Exercise instructions: Search the listing for the string "Convert" and copy every line that contains it.

(Charts and diagrams as code)
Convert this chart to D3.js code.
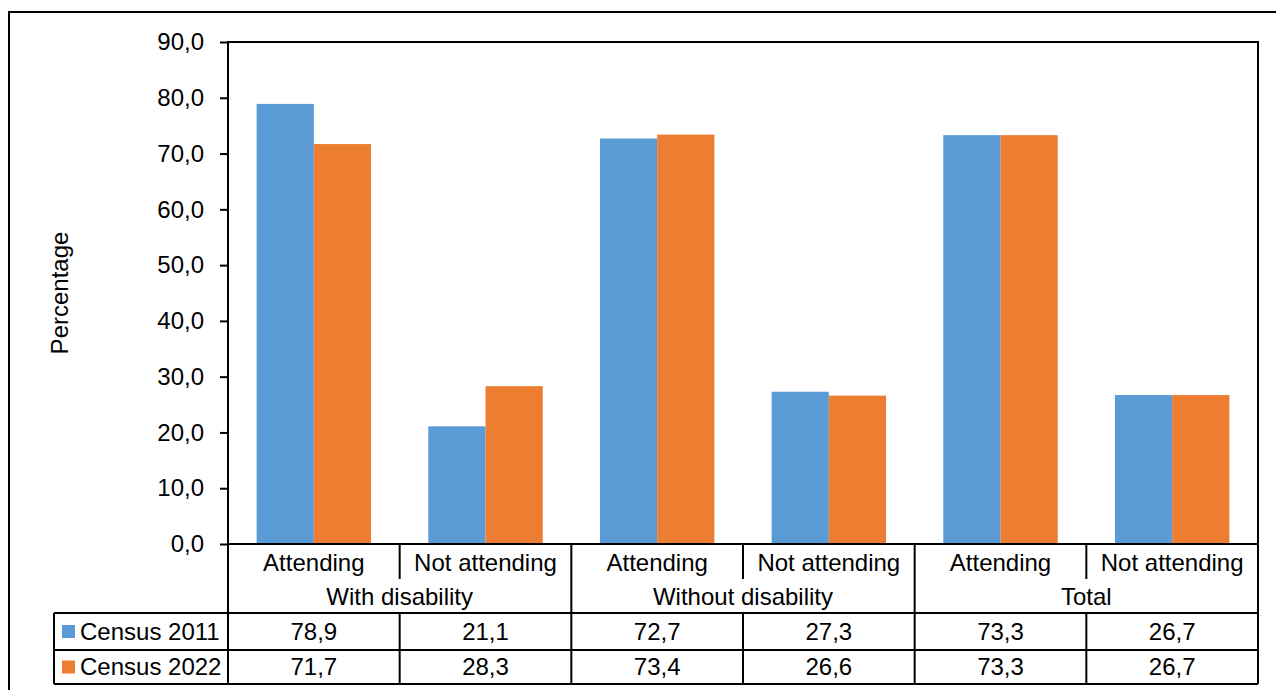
<!DOCTYPE html>
<html>
<head>
<meta charset="utf-8">
<script src="https://cdn.jsdelivr.net/npm/d3@7"></script>
<style>
  html, body { margin: 0; padding: 0; background: #fff; }
  svg { display: block; font-family: "Liberation Sans", Arial, sans-serif; }
</style>
</head>
<body>
<svg id="chart" width="1276" height="690"></svg>
<script>
// School attendance by disability status, Census 2011 vs 2022
const groups = ["With disability", "Without disability", "Total"];
const statuses = ["Attending", "Not attending"];
const seriesNames = ["Census 2011", "Census 2022"];
const census2011 = [78.9, 21.1, 72.7, 27.3, 73.3, 26.7];
const census2022 = [71.7, 28.3, 73.4, 26.6, 73.3, 26.7];
const yTicks = [0, 10, 20, 30, 40, 50, 60, 70, 80, 90];
const colors = ["#5B9BD5", "#ED7D31"];

const seriesValues = [census2011, census2022];
const cats = groups.flatMap(g => statuses.map(s => ({ group: g, status: s, key: g + "|" + s })));

const svg = d3.select("#chart");
const plot = { left: 228, right: 1258, top: 42, bottom: 544 };
const table = { left: 54, statusBottom: 579, groupBottom: 613, row1Bottom: 650, row2Bottom: 684 };
const lineColor = "#000";
const fontSize = 24;
const fontFamily = "Liberation Sans, Arial, sans-serif";

// Outer frame
svg.append("rect")
  .attr("x", 9).attr("y", 12)
  .attr("width", 1300).attr("height", 720)
  .attr("fill", "none").attr("stroke", lineColor).attr("stroke-width", 2);

const x = d3.scaleBand()
  .domain(cats.map(c => c.key))
  .range([plot.left, plot.right])
  .padding(0);

const xSeries = d3.scaleBand()
  .domain(seriesNames)
  .range([x.bandwidth() / 6, x.bandwidth() * 5 / 6])
  .padding(0);

const y = d3.scaleLinear().domain([0, 90]).range([plot.bottom, plot.top]);

// Bars
seriesNames.forEach((name, si) => {
  svg.append("g").selectAll("rect")
    .data(cats.map((c, i) => ({ key: c.key, value: seriesValues[si][i] })))
    .join("rect")
    .attr("x", d => x(d.key) + xSeries(name))
    .attr("width", xSeries.bandwidth())
    .attr("y", d => y(d.value))
    .attr("height", d => y(0) - y(d.value))
    .attr("fill", colors[si]);
});

// Y axis
const yAxis = d3.axisLeft(y)
  .tickValues(yTicks)
  .tickSize(8)
  .tickPadding(16)
  .tickFormat(d => d3.format(".1f")(d).replace(".", ","));
const gy = svg.append("g").attr("transform", `translate(${plot.left},0)`).call(yAxis)
  .attr("font-size", fontSize).attr("font-family", fontFamily);
gy.select(".domain").remove();
gy.selectAll(".tick line").attr("stroke", lineColor).attr("stroke-width", 2);
gy.selectAll(".tick text").attr("fill", "#000");

// Plot frame
svg.append("rect")
  .attr("x", plot.left).attr("y", plot.top)
  .attr("width", plot.right - plot.left).attr("height", plot.bottom - plot.top)
  .attr("fill", "none").attr("stroke", lineColor).attr("stroke-width", 2);

// Y axis title
svg.append("text")
  .attr("transform", `translate(68,${(plot.top + plot.bottom) / 2}) rotate(-90)`)
  .attr("text-anchor", "middle")
  .attr("font-size", fontSize)
  .text("Percentage");

const grid = svg.append("g").attr("stroke", lineColor).attr("stroke-width", 2);
const line = (x1, y1, x2, y2) => grid.append("line")
  .attr("x1", x1).attr("y1", y1).attr("x2", x2).attr("y2", y2);

// Category header: status labels
cats.forEach(c => {
  svg.append("text")
    .attr("x", x(c.key) + x.bandwidth() / 2).attr("y", 571)
    .attr("text-anchor", "middle").attr("font-size", fontSize)
    .text(c.status);
});
// Separators within groups (status level)
cats.forEach((c, i) => {
  if (i % 2 === 1) line(x(c.key), plot.bottom, x(c.key), table.statusBottom);
});
// Group labels and group separators
groups.forEach(g => {
  const start = x(g + "|" + statuses[0]);
  const end = x(g + "|" + statuses[1]) + x.bandwidth();
  svg.append("text")
    .attr("x", (start + end) / 2).attr("y", 605)
    .attr("text-anchor", "middle").attr("font-size", fontSize)
    .text(g);
  line(start, plot.bottom, start, table.row2Bottom);
});
line(plot.right, plot.bottom, plot.right, table.row2Bottom);

// Data table
const rowTops = [table.groupBottom, table.row1Bottom];
const rowBottoms = [table.row1Bottom, table.row2Bottom];
line(table.left, table.groupBottom, plot.right, table.groupBottom);
line(table.left, table.row1Bottom, plot.right, table.row1Bottom);
line(table.left, table.row2Bottom, plot.right, table.row2Bottom);
line(table.left, table.groupBottom, table.left, table.row2Bottom);
cats.forEach((c, i) => {
  if (i % 2 === 1) line(x(c.key), table.groupBottom, x(c.key), table.row2Bottom);
});

seriesNames.forEach((name, si) => {
  const top = rowTops[si], bottom = rowBottoms[si];
  const mid = (top + bottom) / 2;
  svg.append("rect")
    .attr("x", 62).attr("y", mid - 6.5)
    .attr("width", 13).attr("height", 13)
    .attr("fill", colors[si]);
  svg.append("text")
    .attr("x", 80).attr("y", mid + 8)
    .attr("font-size", fontSize)
    .text(name);
  cats.forEach((c, i) => {
    svg.append("text")
      .attr("x", x(c.key) + x.bandwidth() / 2).attr("y", mid + 8)
      .attr("text-anchor", "middle").attr("font-size", fontSize)
      .text(d3.format(".1f")(seriesValues[si][i]).replace(".", ","));
  });
});
</script>
</body>
</html>
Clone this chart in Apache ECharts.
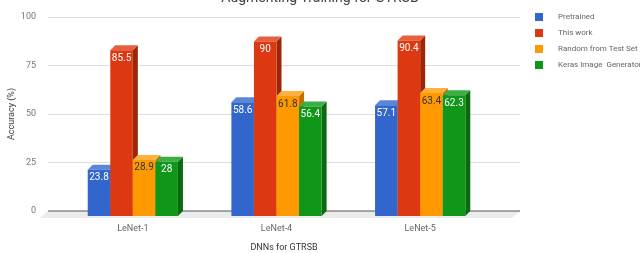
<!DOCTYPE html>
<html><head><meta charset="utf-8">
<script src="https://cdn.jsdelivr.net/npm/echarts@6/dist/echarts.min.js"></script>
<style>html,body{margin:0;padding:0;background:#fff}#c{width:640px;height:253px}</style>
</head><body><div id="c"></div>
<script>
const categories = ['LeNet-1', 'LeNet-4', 'LeNet-5'];
const seriesNames = ['Pretrained', 'This work', 'Random from Test Set', 'Keras Image  Generator'];
const pretrained = [23.8, 58.6, 57.1];
const thisWork = [85.5, 90, 90.4];
const randomTest = [28.9, 61.8, 63.4];
const keras = [28, 56.4, 62.3];
const yTicks = [0, 25, 50, 75, 100];

const values = [pretrained, thisWork, randomTest, keras];
const colors = ['#3366cc', '#dc3912', '#ff9900', '#109618'];
const sideColors = ['#1f4a9e', '#9e2608', '#c07000', '#0b6a10'];
const topColors = ['#5a85d8', '#e6603f', '#ffb03f', '#3cae43'];
const labelColors = ['#fff', '#fff', '#333', '#fff'];
const D = 5;

function barRender(s) {
  return function (params, api) {
    const ci = api.value(0), v = api.value(1);
    const p = api.coord([ci, v]);
    const z = api.coord([ci, 0]);
    const band = api.size([1, 0])[0];
    const w = band * 0.157;
    const x0 = p[0] + (s - 2) * w, x1 = x0 + w;
    const yt = p[1] + D, yb = z[1] + D;
    return {
      type: 'group',
      children: [
        {type: 'polygon', shape: {points: [[x1, yt], [x1 + D, yt - D], [x1 + D, yb - D], [x1, yb]]}, style: {fill: sideColors[s]}},
        {type: 'polygon', shape: {points: [[x0, yt], [x0 + D, yt - D], [x1 + D, yt - D], [x1, yt]]}, style: {fill: topColors[s]}},
        {type: 'rect', shape: {x: x0, y: yt, width: w, height: yb - yt}, style: {fill: colors[s]}},
        {type: 'text', x: (x0 + x1) / 2, y: yt + 3, style: {text: String(v), fill: labelColors[s], font: '10px Roboto, sans-serif', align: 'center', verticalAlign: 'top'}}
      ]
    };
  };
}

const series = [{
  type: 'custom', xAxisIndex: 1, yAxisIndex: 1, silent: true,
  data: [[0, 0]],
  renderItem: function (params, api) {
    const a = api.coord([0, 0]), b = api.coord([1, 0]);
    return {type: 'group', children: [
      {type: 'polygon', shape: {points: [[a[0] - 8, a[1] + 7], [a[0], a[1]], [b[0], b[1]], [b[0] - 8, b[1] + 7]]}, style: {fill: '#ebebeb'}},
      {type: 'line', shape: {x1: a[0], y1: a[1], x2: b[0], y2: b[1]}, style: {stroke: '#555', lineWidth: 1}}
    ]};
  }
}];
values.forEach(function (arr, s) {
  series.push({
    name: seriesNames[s], type: 'custom', xAxisIndex: 0, yAxisIndex: 0,
    itemStyle: {color: colors[s]},
    encode: {x: 0, y: 1},
    data: arr.map(function (v, i) { return [i, v]; }),
    renderItem: barRender(s)
  });
});

const chart = echarts.init(document.getElementById('c'), null, {renderer: 'canvas'});
chart.setOption({
  animation: false,
  title: {text: 'Augmenting Training for GTRSB', left: 'center', top: -14,
    textStyle: {fontSize: 14, fontWeight: 'normal', color: '#444', fontFamily: 'Roboto, sans-serif'}},
  legend: {orient: 'vertical', left: 535, top: 13, padding: 0, itemWidth: 8, itemHeight: 8, itemGap: 8, icon: 'rect',
    data: seriesNames, textStyle: {fontSize: 8, color: '#666', fontFamily: 'Roboto, sans-serif', padding: [0, 0, 0, 10]}},
  grid: [
    {left: 61, right: 148, top: 17, bottom: 42, containLabel: false, outerBoundsMode: 'none'},
    {left: 48, right: 120, top: 17, bottom: 42, containLabel: false, outerBoundsMode: 'none'}
  ],
  xAxis: [
    {type: 'category', gridIndex: 0, data: categories, axisLine: {show: false}, axisTick: {show: false},
      axisLabel: {margin: 13, fontSize: 9, color: '#666', fontFamily: 'Roboto, sans-serif'}},
    {type: 'value', gridIndex: 1, min: 0, max: 1, axisLine: {show: false}, axisTick: {show: false},
      axisLabel: {show: false}, splitLine: {show: false},
      name: 'DNNs for GTRSB', nameLocation: 'middle', nameGap: 32, nameMoveOverlap: false,
      nameTextStyle: {fontSize: 9, color: '#333', fontFamily: 'Roboto, sans-serif'}}
  ],
  yAxis: [
    {type: 'value', gridIndex: 0, min: 0, max: 100, show: false, splitLine: {show: false}},
    {type: 'value', gridIndex: 1, min: yTicks[0], max: yTicks[yTicks.length - 1], interval: 25,
      axisLine: {show: false}, axisTick: {show: false},
      axisLabel: {margin: 12, fontSize: 9, color: '#777', fontFamily: 'Roboto, sans-serif'},
      splitLine: {lineStyle: {color: '#ddd'}},
      name: 'Accuracy (%)', nameLocation: 'middle', nameGap: 32, nameMoveOverlap: false,
      nameTextStyle: {fontSize: 9, color: '#444', fontFamily: 'Roboto, sans-serif'}}
  ],
  series: series
});
</script></body></html>
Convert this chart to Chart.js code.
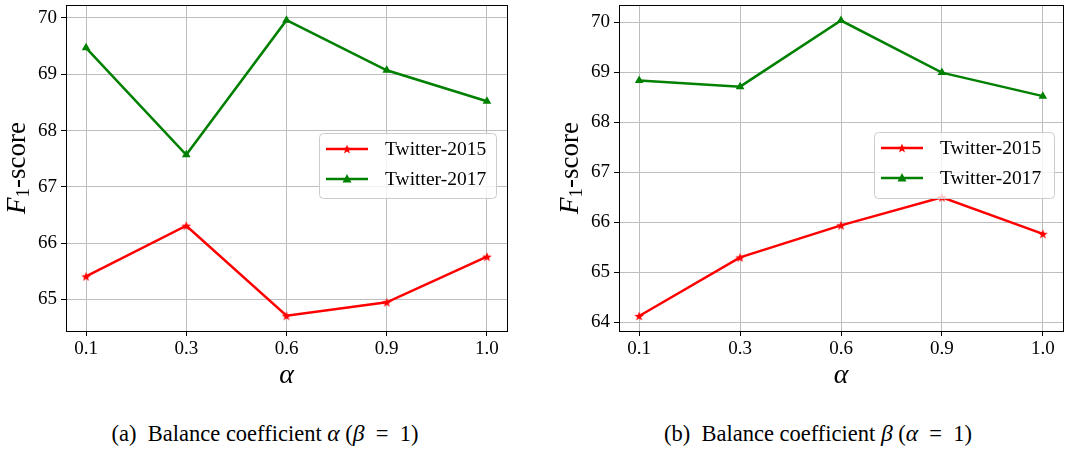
<!DOCTYPE html>
<html>
<head>
<meta charset="utf-8">
<script src="https://cdn.jsdelivr.net/npm/chart.js@4.4.0/dist/chart.umd.min.js"></script>
<style>
	body { margin: 0; width: 1073px; height: 452px; background: #fff; position: relative; overflow: hidden; font-family: "Liberation Serif", serif; }
	canvas { position: absolute; top: 0; }
	#chartA { left: 0; }
	#chartB { left: 540px; }
	.cap { position: absolute; top: 420px; font-family: "Liberation Serif", serif; font-size: 22.5px; line-height: 26px; white-space: nowrap; transform: translateX(-50%); color: #000; }
	.cap i { font-size: 23.5px; }
</style>
</head>
<body>
<canvas id="chartA" width="540" height="400"></canvas>
<canvas id="chartB" width="533" height="400"></canvas>
<div class="cap" style="left:265px">(a)&nbsp; Balance coefficient <i>α</i> (<i>β</i> &nbsp;=&nbsp; 1)</div>
<div class="cap" style="left:818px">(b)&nbsp; Balance coefficient <i>β</i> (<i>α</i> &nbsp;=&nbsp; 1)</div>
<script>
const alphaLabels = ["0.1", "0.3", "0.6", "0.9", "1.0"];
const seriesNames = ["Twitter-2015", "Twitter-2017"];

const twitter2015A = [65.41, 66.31, 64.71, 64.95, 65.76];
const twitter2017A = [69.47, 67.57, 69.96, 69.07, 68.52];
const yTicksA = [65, 66, 67, 68, 69, 70];

const twitter2015B = [64.13, 65.30, 65.94, 66.50, 65.77];
const twitter2017B = [68.83, 68.71, 70.03, 68.99, 68.52];
const yTicksB = [64, 65, 66, 67, 68, 69, 70];

const serif = "'Liberation Serif', 'Times New Roman', serif";

// filled star marker like matplotlib '*'
function makeStar(size, color) {
	const c = document.createElement("canvas");
	c.width = size; c.height = size;
	const g = c.getContext("2d");
	const cx = size / 2, cy = size / 2 + 0.5, R = size / 2, r = R * 0.42;
	g.beginPath();
	for (let i = 0; i < 10; i++) {
		const rad = i % 2 === 0 ? R : r;
		const a = -Math.PI / 2 + i * Math.PI / 5;
		g.lineTo(cx + rad * Math.cos(a), cy + rad * Math.sin(a));
	}
	g.closePath();
	g.fillStyle = color;
	g.fill();
	return c;
}
const redStar = makeStar(10, "#ff0000");

function toPoints(values) {
	return values.map((v, i) => ({ x: i, y: v }));
}

const framePlugin = {
	id: "frame",
	afterDatasetsDraw(chart, args, opts) {
		const ctx = chart.ctx;
		const a = chart.chartArea;
		ctx.save();
		ctx.strokeStyle = "#000";
		ctx.lineWidth = 1;
		ctx.strokeRect(Math.round(a.left) + 0.5, Math.round(a.top) + 0.5, Math.round(a.right - a.left), Math.round(a.bottom - a.top));

		// axis titles
		ctx.fillStyle = "#000";
		ctx.textBaseline = "middle";
		const midY = (a.top + a.bottom) / 2;
		ctx.translate(opts.yTitleX, midY);
		ctx.rotate(-Math.PI / 2);
		ctx.font = "italic 27px " + serif;
		const wF = ctx.measureText("F").width;
		ctx.font = "19px " + serif;
		const w1 = ctx.measureText("1").width;
		ctx.font = "27px " + serif;
		const wS = ctx.measureText("-score").width;
		let x = -(wF + w1 + wS) / 2;
		ctx.textAlign = "left";
		ctx.font = "italic 27px " + serif;
		ctx.fillText("F", x, 0);
		x += wF;
		ctx.font = "19px " + serif;
		ctx.fillText("1", x, 6);
		x += w1;
		ctx.font = "27px " + serif;
		ctx.fillText("-score", x, 0);
		ctx.restore();

		ctx.save();
		ctx.fillStyle = "#000";
		ctx.font = "italic 28px " + serif;
		ctx.textAlign = "center";
		ctx.textBaseline = "middle";
		ctx.fillText("α", (a.left + a.right) / 2, opts.xTitleY);
		ctx.restore();

		// legend
		const L = opts.legend;
		ctx.save();
		ctx.beginPath();
		ctx.roundRect(L.x + 0.5, L.y + 0.5, L.w, L.h, 4);
		ctx.fillStyle = "rgba(255,255,255,0.8)";
		ctx.fill();
		ctx.strokeStyle = "#cccccc";
		ctx.lineWidth = 1;
		ctx.stroke();
		chart.data.datasets.forEach((ds, i) => {
			const yy = L.y + 16 + i * 30;
			ctx.strokeStyle = ds.borderColor;
			ctx.lineWidth = 2.5;
			ctx.beginPath();
			ctx.moveTo(L.x + 7, yy);
			ctx.lineTo(L.x + 49, yy);
			ctx.stroke();
			const mx = L.x + 28;
			if (i === 0) {
				ctx.drawImage(redStar, mx - 5, yy - 5);
			} else {
				ctx.fillStyle = ds.borderColor;
				ctx.beginPath();
				ctx.moveTo(mx, yy - 5);
				ctx.lineTo(mx + 4.5, yy + 3.5);
				ctx.lineTo(mx - 4.5, yy + 3.5);
				ctx.closePath();
				ctx.fill();
			}
			ctx.fillStyle = "#000";
			ctx.font = "19.5px " + serif;
			ctx.textAlign = "left";
			ctx.textBaseline = "middle";
			ctx.fillText(ds.label, L.x + 66, yy + 1);
		});
		ctx.restore();
	}
};

function makeChart(id, d2015, d2017, yTicks, yMin, yMax, yWidth, padRight, frameOpts) {
	return new Chart(id, {
		type: "line",
		data: {
			datasets: [{
				label: seriesNames[0],
				data: toPoints(d2015),
				borderColor: "#ff0000",
				backgroundColor: "#ff0000",
				borderWidth: 2.5,
				pointStyle: redStar,
				pointRadius: 5,
				pointBorderWidth: 0,
				tension: 0
			}, {
				label: seriesNames[1],
				data: toPoints(d2017),
				borderColor: "#008000",
				backgroundColor: "#008000",
				borderWidth: 2.5,
				pointStyle: "triangle",
				pointRadius: 5,
				pointBorderWidth: 0,
				tension: 0
			}]
		},
		options: {
			responsive: false,
			animation: false,
			layout: { padding: { left: 0, top: 0, right: padRight, bottom: 0 } },
			plugins: {
				legend: { display: false },
				tooltip: { enabled: false },
				frame: frameOpts
			},
			scales: {
				x: {
					type: "linear",
					min: -0.2,
					max: 4.2,
					afterBuildTicks: s => { s.ticks = alphaLabels.map((l, i) => ({ value: i })); },
					afterFit: s => { s.height = 69; s.paddingLeft = 0; s.paddingRight = 0; },
					ticks: {
						callback: v => alphaLabels[v],
						color: "#000",
						font: { family: serif, size: 19 },
						padding: 2,
						maxRotation: 0
					},
					grid: { color: "#bdbdbd", lineWidth: 1, tickColor: "#000", tickLength: 5 },
					border: { display: false }
				},
				y: {
					min: yMin,
					max: yMax,
					afterBuildTicks: s => { s.ticks = yTicks.map(v => ({ value: v })); },
					afterFit: s => { s.width = yWidth; s.paddingTop = 0; s.paddingBottom = 0; },
					ticks: {
						color: "#000",
						font: { family: serif, size: 19 },
						padding: 4
					},
					grid: { color: "#bdbdbd", lineWidth: 1, tickColor: "#000", tickLength: 5 },
					border: { display: false }
				}
			}
		},
		plugins: [framePlugin]
	});
}

makeChart("chartA", twitter2015A, twitter2017A, yTicksA, 64.44, 70.23, 66, 33,
	{ yTitleX: 18, xTitleY: 376, legend: { x: 319, y: 133, w: 177, h: 65 } });

makeChart("chartB", twitter2015B, twitter2017B, yTicksB, 63.83, 70.34, 79, 10,
	{ yTitleX: 31, xTitleY: 376, legend: { x: 334, y: 132, w: 180, h: 66 } });
</script>
</body>
</html>
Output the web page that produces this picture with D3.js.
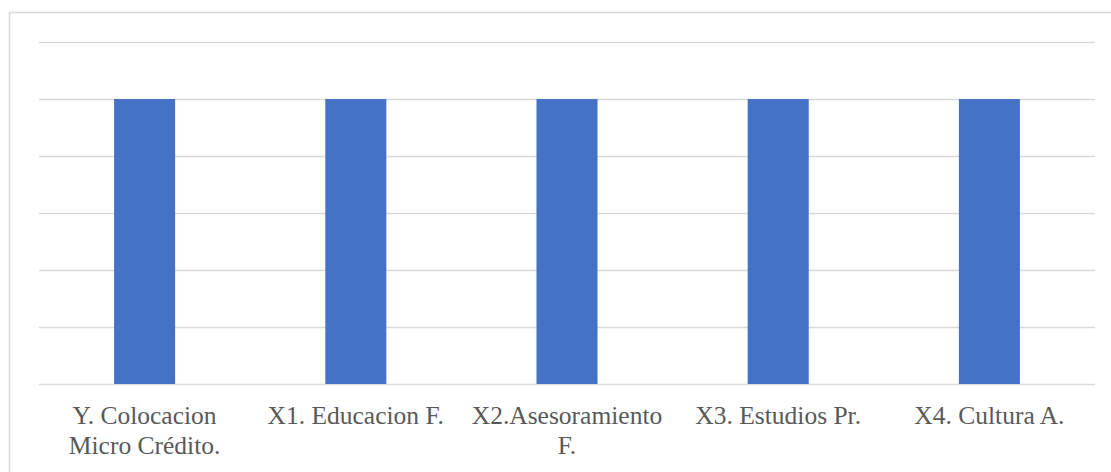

Reply:
Convert this chart to D3.js code.
Convert this chart to Chart.js code.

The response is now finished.